TASK GOAL:
Can you transcribe the data exactly? Leave the pictures out.

SOURCE DATA:
# # #

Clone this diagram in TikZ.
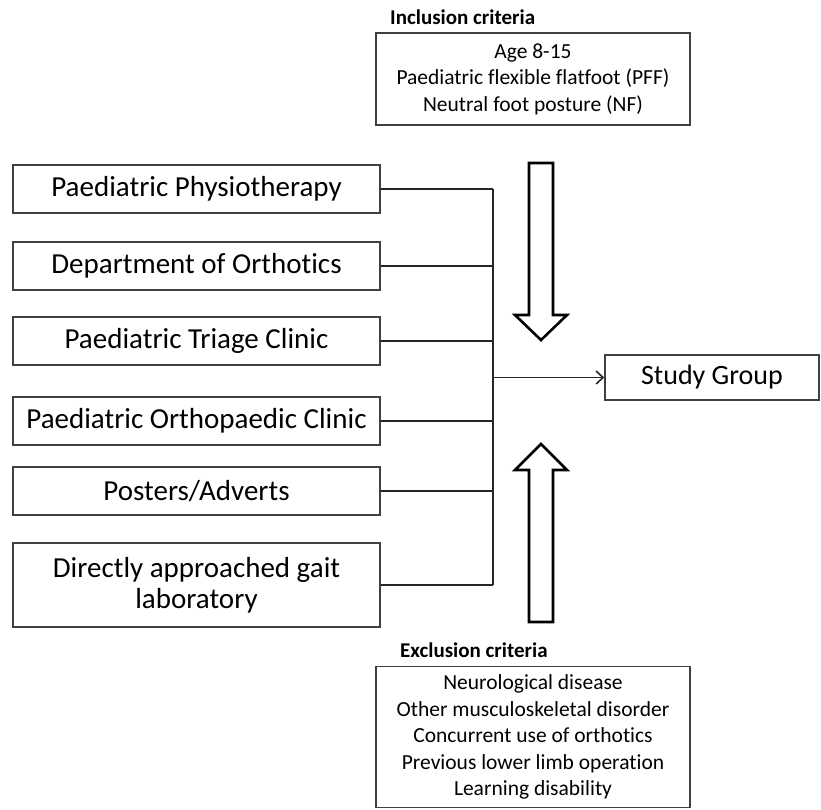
\documentclass[tikz,border=0pt]{standalone}
\usepackage{fontspec}
\setmainfont{Carlito}[Ligatures={NoCommon,NoRare,NoContextual}]
\usetikzlibrary{arrows.meta}
\tikzset{
  srcbox/.style={draw=black!75, line width=1.5pt, minimum width=367pt, minimum height=48pt, inner sep=0pt, align=center, font=\fontsize{29}{31}\selectfont},
  critbox/.style={draw=black!75, line width=1.5pt, minimum width=314pt, inner sep=0pt, align=center, font=\fontsize{21.5}{26.5}\selectfont},
  crittitle/.style={anchor=west, inner sep=0pt, font=\bfseries\fontsize{21}{24}\selectfont},
  conn/.style={draw=black!85, line width=1.6pt},
  blockarrow/.style={draw=black, line width=2.6pt, fill=white, line join=miter}
}
\begin{document}
\begin{tikzpicture}[x=1pt,y=-1pt]
\useasboundingbox (0,0) rectangle (821,809);
% source boxes
\node[srcbox] (b1) at (196.5,189) {Paediatric Physiotherapy};
\node[srcbox] (b2) at (196.5,266) {Department of Orthotics};
\node[srcbox] (b3) at (196.5,341) {Paediatric Triage Clinic};
\node[srcbox] (b4) at (196.5,421) {Paediatric Orthopaedic Clinic};
\node[srcbox] (b5) at (196.5,491) {Posters/Adverts};
\node[srcbox, minimum height=84pt] (b6) at (196.5,585) {Directly approached gait\\laboratory};
% study group
\node[srcbox, minimum width=214pt, minimum height=45pt, font=\fontsize{28}{30}\selectfont] (sg) at (712,377.5) {Study Group};
% criteria
\node[crittitle] (it) at (390,17) {Inclusion criteria};
\node[critbox, minimum height=92pt] (ib) at (533,79) {Age 8-15\\Paediatric flexible flatfoot (PFF)\\Neutral foot posture (NF)};
\node[crittitle] (et) at (400,650) {Exclusion criteria};
\node[critbox, minimum height=141pt] (eb) at (533,737) {Neurological disease\\Other musculoskeletal disorder\\Concurrent use of orthotics\\Previous lower limb operation\\Learning disability};
% trunk
\coordinate (j) at (493,377.5);
\draw[conn] (b1.east -| j) -- (b6.east -| j);
\foreach \b in {b1,b2,b3,b4,b5,b6} \draw[conn] (\b.east) -- (\b.east -| j);
\draw[conn, -{Straight Barb[length=7pt,width=13pt]}] (j) -- (sg.west);
% block arrows
\draw[blockarrow] (529,163) -- (553,163) -- (553,315) -- (567,315) -- (541,340) -- (515,315) -- (529,315) -- cycle;
\draw[blockarrow] (529,622) -- (553,622) -- (553,470) -- (567,470) -- (541,444) -- (515,470) -- (529,470) -- cycle;
\end{tikzpicture}
\end{document}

# # #

WRITTEN SOLUTION:
Clone this diagram in TikZ.
\documentclass[tikz,border=0pt]{standalone}
\usepackage{fontspec}
\setmainfont{Carlito}[Ligatures={NoCommon,NoRare,NoContextual}]
\usetikzlibrary{arrows.meta}
\tikzset{
  srcbox/.style={draw=black!75, line width=1.5pt, minimum width=367pt, minimum height=48pt, inner sep=0pt, align=center, font=\fontsize{29}{31}\selectfont},
  critbox/.style={draw=black!75, line width=1.5pt, minimum width=314pt, inner sep=0pt, align=center, font=\fontsize{21.5}{26.5}\selectfont},
  crittitle/.style={anchor=west, inner sep=0pt, font=\bfseries\fontsize{21}{24}\selectfont},
  conn/.style={draw=black!85, line width=1.6pt},
  blockarrow/.style={draw=black, line width=2.6pt, fill=white, line join=miter}
}
\begin{document}
\begin{tikzpicture}[x=1pt,y=-1pt]
\useasboundingbox (0,0) rectangle (821,809);
% source boxes
\node[srcbox] (b1) at (196.5,189) {Paediatric Physiotherapy};
\node[srcbox] (b2) at (196.5,266) {Department of Orthotics};
\node[srcbox] (b3) at (196.5,341) {Paediatric Triage Clinic};
\node[srcbox] (b4) at (196.5,421) {Paediatric Orthopaedic Clinic};
\node[srcbox] (b5) at (196.5,491) {Posters/Adverts};
\node[srcbox, minimum height=84pt] (b6) at (196.5,585) {Directly approached gait\\laboratory};
% study group
\node[srcbox, minimum width=214pt, minimum height=45pt, font=\fontsize{28}{30}\selectfont] (sg) at (712,377.5) {Study Group};
% criteria
\node[crittitle] (it) at (390,17) {Inclusion criteria};
\node[critbox, minimum height=92pt] (ib) at (533,79) {Age 8-15\\Paediatric flexible flatfoot (PFF)\\Neutral foot posture (NF)};
\node[crittitle] (et) at (400,650) {Exclusion criteria};
\node[critbox, minimum height=141pt] (eb) at (533,737) {Neurological disease\\Other musculoskeletal disorder\\Concurrent use of orthotics\\Previous lower limb operation\\Learning disability};
% trunk
\coordinate (j) at (493,377.5);
\draw[conn] (b1.east -| j) -- (b6.east -| j);
\foreach \b in {b1,b2,b3,b4,b5,b6} \draw[conn] (\b.east) -- (\b.east -| j);
\draw[conn, -{Straight Barb[length=7pt,width=13pt]}] (j) -- (sg.west);
% block arrows
\draw[blockarrow] (529,163) -- (553,163) -- (553,315) -- (567,315) -- (541,340) -- (515,315) -- (529,315) -- cycle;
\draw[blockarrow] (529,622) -- (553,622) -- (553,470) -- (567,470) -- (541,444) -- (515,470) -- (529,470) -- cycle;
\end{tikzpicture}
\end{document}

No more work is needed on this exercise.